*Instructions to follow*.
Give every line of the data again, unchanged, but with no pictures.

** start of Data block **

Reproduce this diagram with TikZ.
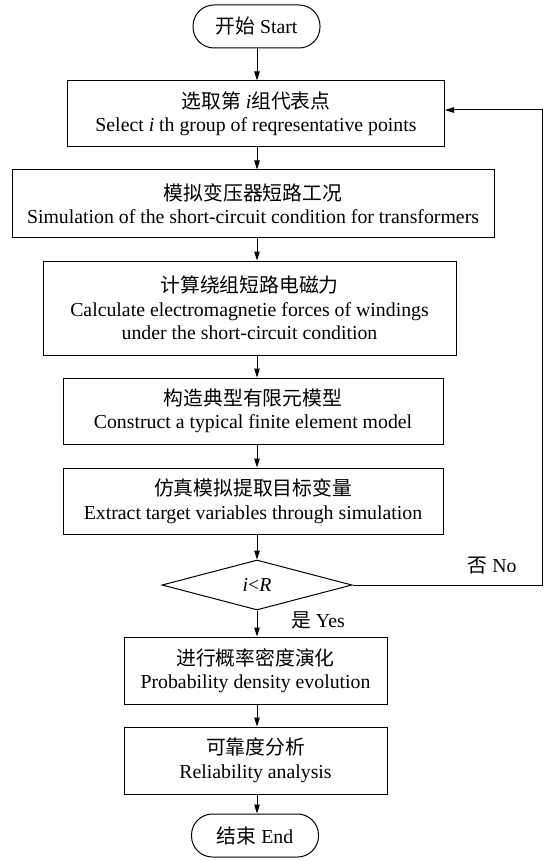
\documentclass[tikz,border=0pt]{standalone}
\usepackage{fontspec}
\setmainfont{Liberation Serif}
\newfontfamily\cjk{Noto Sans CJK SC}
\usetikzlibrary{shapes.geometric,arrows.meta}
\newcommand{\zh}[1]{{\cjk #1}}
\begin{document}
\begin{tikzpicture}[x=1pt, y=-1pt, line width=1pt,
    every node/.style = {align=center, font=\fontsize{19.8}{23.5}\selectfont},
    procbox/.style = {draw, rectangle, inner sep=2pt},
    termbox/.style = {draw, rectangle, rounded corners=21pt, minimum width=127pt, minimum height=43pt},
    decbox/.style = {draw, diamond, inner sep=0pt, minimum width=190pt, minimum height=50pt},
    arr/.style = {-{Triangle[length=9pt, width=5.5pt]}}]
    \useasboundingbox (0,0) rectangle (544,861);
    \coordinate (spine) at (257,0);
    \coordinate (loopx) at (542,0);

    \node (start) at (256.5, 26.5) [termbox] {\zh{开始} Start};
    \node (b1) at (256, 114) [procbox, minimum width=377pt, minimum height=66pt]
        {\zh{选取第} \textit{i}\zh{组代表点}\\Select \textit{i} th group of reqresentative points};
    \node (b2) at (253, 203.5) [procbox, minimum width=482pt, minimum height=67pt]
        {\zh{模拟变压器短路工况}\\Simulation of the short-circuit condition for transformers};
    \node (b3) at (249.5, 308) [procbox, minimum width=413pt, minimum height=94pt]
        {\zh{计算绕组短路电磁力}\\Calculate electromagnetie forces of windings\\under the short-circuit condition};
    \node (b4) at (253, 411) [procbox, minimum width=380pt, minimum height=66pt]
        {\zh{构造典型有限元模型}\\Construct a typical finite element model};
    \node (b5) at (253, 501) [procbox, minimum width=380pt, minimum height=66pt]
        {\zh{仿真模拟提取目标变量}\\Extract target variables through simulation};
    \node (cond) at (257, 585) [decbox] {\textit{i}<\textit{R}};
    \node (b6) at (255.5, 670.5) [procbox, minimum width=263pt, minimum height=67pt]
        {\zh{进行概率密度演化}\\Probability density evolution};
    \node (b7) at (255.5, 760.5) [procbox, minimum width=263pt, minimum height=67pt]
        {\zh{可靠度分析}\\Reliability analysis};
    \node (stop) at (255, 835.5) [termbox] {\zh{结束} End};

    \node (no) at (492, 566) {\zh{否} No};
    \node (yes) at (318, 620) {\zh{是} Yes};

    \draw[arr] (start.south -| spine) -- (b1.north -| spine);
    \draw[arr] (b1.south -| spine) -- (b2.north -| spine);
    \draw[arr] (b2.south -| spine) -- (b3.north -| spine);
    \draw[arr] (b3.south -| spine) -- (b4.north -| spine);
    \draw[arr] (b4.south -| spine) -- (b5.north -| spine);
    \draw[arr] (b5.south -| spine) -- (cond.north);
    \draw[arr] (cond.south) -- (b6.north -| spine);
    \draw[arr] (b6.south -| spine) -- (b7.north -| spine);
    \draw[arr] (b7.south -| spine) -- (stop.north -| spine);
    \draw[arr] (cond.east) -- (cond.east -| loopx) |- ([yshift=4pt]b1.east);
\end{tikzpicture}
\end{document}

** end of Data block **

*Result for this exercise*.
Reproduce this diagram with TikZ.
\documentclass[tikz,border=0pt]{standalone}
\usepackage{fontspec}
\setmainfont{Liberation Serif}
\newfontfamily\cjk{Noto Sans CJK SC}
\usetikzlibrary{shapes.geometric,arrows.meta}
\newcommand{\zh}[1]{{\cjk #1}}
\begin{document}
\begin{tikzpicture}[x=1pt, y=-1pt, line width=1pt,
    every node/.style = {align=center, font=\fontsize{19.8}{23.5}\selectfont},
    procbox/.style = {draw, rectangle, inner sep=2pt},
    termbox/.style = {draw, rectangle, rounded corners=21pt, minimum width=127pt, minimum height=43pt},
    decbox/.style = {draw, diamond, inner sep=0pt, minimum width=190pt, minimum height=50pt},
    arr/.style = {-{Triangle[length=9pt, width=5.5pt]}}]
    \useasboundingbox (0,0) rectangle (544,861);
    \coordinate (spine) at (257,0);
    \coordinate (loopx) at (542,0);

    \node (start) at (256.5, 26.5) [termbox] {\zh{开始} Start};
    \node (b1) at (256, 114) [procbox, minimum width=377pt, minimum height=66pt]
        {\zh{选取第} \textit{i}\zh{组代表点}\\Select \textit{i} th group of reqresentative points};
    \node (b2) at (253, 203.5) [procbox, minimum width=482pt, minimum height=67pt]
        {\zh{模拟变压器短路工况}\\Simulation of the short-circuit condition for transformers};
    \node (b3) at (249.5, 308) [procbox, minimum width=413pt, minimum height=94pt]
        {\zh{计算绕组短路电磁力}\\Calculate electromagnetie forces of windings\\under the short-circuit condition};
    \node (b4) at (253, 411) [procbox, minimum width=380pt, minimum height=66pt]
        {\zh{构造典型有限元模型}\\Construct a typical finite element model};
    \node (b5) at (253, 501) [procbox, minimum width=380pt, minimum height=66pt]
        {\zh{仿真模拟提取目标变量}\\Extract target variables through simulation};
    \node (cond) at (257, 585) [decbox] {\textit{i}<\textit{R}};
    \node (b6) at (255.5, 670.5) [procbox, minimum width=263pt, minimum height=67pt]
        {\zh{进行概率密度演化}\\Probability density evolution};
    \node (b7) at (255.5, 760.5) [procbox, minimum width=263pt, minimum height=67pt]
        {\zh{可靠度分析}\\Reliability analysis};
    \node (stop) at (255, 835.5) [termbox] {\zh{结束} End};

    \node (no) at (492, 566) {\zh{否} No};
    \node (yes) at (318, 620) {\zh{是} Yes};

    \draw[arr] (start.south -| spine) -- (b1.north -| spine);
    \draw[arr] (b1.south -| spine) -- (b2.north -| spine);
    \draw[arr] (b2.south -| spine) -- (b3.north -| spine);
    \draw[arr] (b3.south -| spine) -- (b4.north -| spine);
    \draw[arr] (b4.south -| spine) -- (b5.north -| spine);
    \draw[arr] (b5.south -| spine) -- (cond.north);
    \draw[arr] (cond.south) -- (b6.north -| spine);
    \draw[arr] (b6.south -| spine) -- (b7.north -| spine);
    \draw[arr] (b7.south -| spine) -- (stop.north -| spine);
    \draw[arr] (cond.east) -- (cond.east -| loopx) |- ([yshift=4pt]b1.east);
\end{tikzpicture}
\end{document}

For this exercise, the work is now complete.